Usually I can eventually find ONE person to say ‘Don’t listen to them, the road is FINE,’ but this time I was stymied. No-one would say ‘Yes!’  nor even ‘Maybe.’

SO: We headed off along the road toward Kwale anyway. ‘Tis easier to seek forgiveness than permission, we thought. Aitch, what a trooper, was right behind me in adventurousness and right beside me in Suzukiness. ‘We’ll see new places,’ was all she said. She knows me.

As we neared Kwale a minibus taxi approaching from the other direction did a strange thing: They actually flagged us down to tell us ‘Stop! You can’t go this way! The bridge is gone, Demoina washed it away!’ We nodded, acted surprised, looked grateful, agreed, and thanked them kindly; then we kept going.
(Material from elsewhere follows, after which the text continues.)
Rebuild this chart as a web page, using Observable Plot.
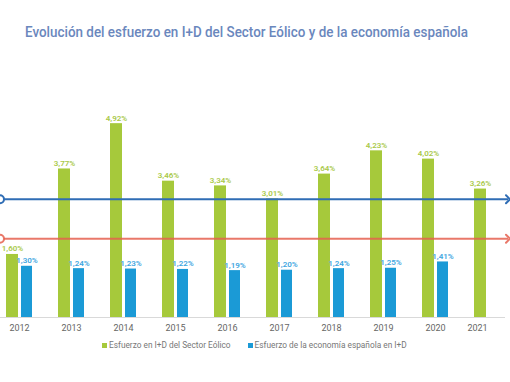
<!DOCTYPE html>
<html><head><meta charset="utf-8">
<script src="https://cdn.jsdelivr.net/npm/d3@7"></script>
<script src="https://cdn.jsdelivr.net/npm/@observablehq/plot@0.6"></script>
<style>
body{margin:0;background:#fff;font-family:Roboto,"Noto Sans",sans-serif;}
#wrap{width:510px;height:382px;overflow:hidden;position:relative;background:#fff}
#title{height:52px;box-sizing:border-box;padding:22px 0 0 25px;white-space:nowrap}
#title span{display:inline-block;font-size:15px;line-height:18px;font-weight:500;color:#6a87bd;transform-origin:0 50%}
#chart svg{display:block}
#legend{margin-top:5px;height:10px;line-height:10px;font-size:8.3px;color:#777;padding-left:102px;white-space:nowrap;display:flex}
#legend .item{display:flex;align-items:center}
#legend .sw{width:5px;height:5px;margin-right:2px;display:inline-block}
</style></head><body>
<div id="wrap">
  <div id="title"><span id="titletext">Evolución del esfuerzo en I+D del Sector Eólico y de la economía española</span></div>
  <div id="chart"></div>
  <div id="legend"></div>
</div>
<script>
const years = ["2012","2013","2014","2015","2016","2017","2018","2019","2020","2021"];
const eolico = [1.60, 3.77, 4.92, 3.46, 3.34, 3.01, 3.64, 4.23, 4.02, 3.26];
const espana = [1.30, 1.24, 1.23, 1.22, 1.19, 1.20, 1.24, 1.25, 1.41, null];
const seriesNames = ["Esfuerzo en I+D del Sector Eólico", "Esfuerzo de la economía española en I+D"];
const refValues = [3, 2];

const GREEN = "#a6c93b";
const BLUE = "#1b9ad6";
const GREEN_TXT = "#a9c94a";
const BLUE_TXT = "#3ea6df";

const data = years.map((y, i) => ({year: y, eolico: eolico[i], espana: espana[i]}));
const dataEsp = data.filter(d => d.espana != null);
const fmt = v => v.toFixed(2).replace(".", ",") + "%";

const chart = Plot.plot({
  width: 510, height: 283,
  marginTop: 68, marginBottom: 18, marginLeft: 0, marginRight: 0,
  style: {fontFamily: "Roboto, sans-serif", background: "#fff"},
  x: {domain: years, range: [-7, 513], padding: 0, axis: null},
  y: {domain: [0, 5], axis: null},
  marks: [
    Plot.ruleY([0], {stroke: "#d9d9d9", insetRight: 5}),
    Plot.barY(data, {x: "year", y: "eolico", fill: GREEN, insetLeft: 13, insetRight: 27}),
    Plot.barY(dataEsp, {x: "year", y: "espana", fill: BLUE, insetLeft: 28, insetRight: 13}),
    Plot.text(data, {x: "year", y: "eolico", text: d => fmt(d.eolico), dx: -7, dy: -3, lineAnchor: "bottom", fill: GREEN_TXT, fontSize: 8, fontWeight: 600}),
    Plot.text(dataEsp, {x: "year", y: "espana", text: d => fmt(d.espana), dx: 7.5, dy: -3, lineAnchor: "bottom", fill: BLUE_TXT, fontSize: 8, fontWeight: 600}),
    Plot.ruleY([refValues[0]], {stroke: "#2f6db5", strokeWidth: 2, insetRight: 2, markerStart: "circle-stroke", markerEnd: "arrow"}),
    Plot.ruleY([refValues[1]], {stroke: "#e5604f", strokeOpacity: 0.85, strokeWidth: 2, insetRight: 2, markerStart: "circle-stroke", markerEnd: "arrow"}),
    Plot.axisX(years.slice(0, 9), {tickSize: 0, tickPadding: 7, fontSize: 9, color: "#666", label: null}),
    Plot.axisX(years.slice(9), {tickSize: 0, tickPadding: 7, fontSize: 9, color: "#666", dx: -10, label: null})
  ]
});
document.getElementById("chart").appendChild(chart);

// fit title to the reference width
const tt = document.getElementById("titletext");
const w = tt.getBoundingClientRect().width;
tt.style.transform = `scaleX(${443 / w})`;

const legend = document.getElementById("legend");
[[GREEN, seriesNames[0]], [BLUE, seriesNames[1]]].forEach(([c, name], i) => {
  const it = document.createElement("span");
  it.className = "item";
  if (i === 1) it.style.marginLeft = "17px";
  it.innerHTML = `<span class="sw" style="background:${c}"></span>${name}`;
  legend.appendChild(it);
});
</script>
</body></html>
And they were right: The bridge over the river between Kwale and Kinango had indeed washed away. But there were recent tyre tracks down to the river which we followed. Below and just upstream of the iron wreckage of the bridge we stuck the Suzuki in 4X4 and crossed  the low river. Then we stopped for a break, parking our mini-4X4 under a beautiful shady tree on the river bank:

– 

And we were right: Besides being devoid of traffic, the road surface was mostly good, sometimes great:

Then the honeymoon ended: We ran out of detour and got back onto the main, ‘tarred’ Mombasa-Nairobi road at Samburu: Aargh! Every so often a blob of tar would threaten to cause damage. Huge holes had the traffic all weaving from side to side so trucks seem to be coming straight at you, but it’s actually quite safe, despite Aitch occasionally putting her feet up against the windscreen and yelling at me that there was an oncoming truck. Like I couldn’t see it. Its rather like slow-motion ballet. Most cars and all trucks went slowly, the only vehicles ‘speeding’ – probably up to 60km/h – were big passenger buses with their much better – softer, longer travel – suspension.

Years later, we can find the place where the bridge had washed away on online maps. Here’s the new bridge and new road on the right, with the old road just left of it, and just left of that, the drift we crossed (just left of the yellow arrow) and that beautiful tree in the top picture (red arrow) that we rested under. All the long red mud scar is new road- wasn’t there back then. The old road shows as a thinner, lighter line.

– thanks Tracks4Africa –

Then we got to Tsavo! I’d wanted to visit Tsavo since I was ten years old, and read books by Bernhard Grzimek. Armand Denis and others! Well, here I was, thirty years later! Yavuyavu! Fahari!

~~oo0oo~~

Yavuyavu! Fahari! – Joy, happiness, yes!

Michael J Allard, the witty, talented painter of the wonderful old man on his bicycle,  lived in Zim on a farm, and in Ireland. He died in 2021.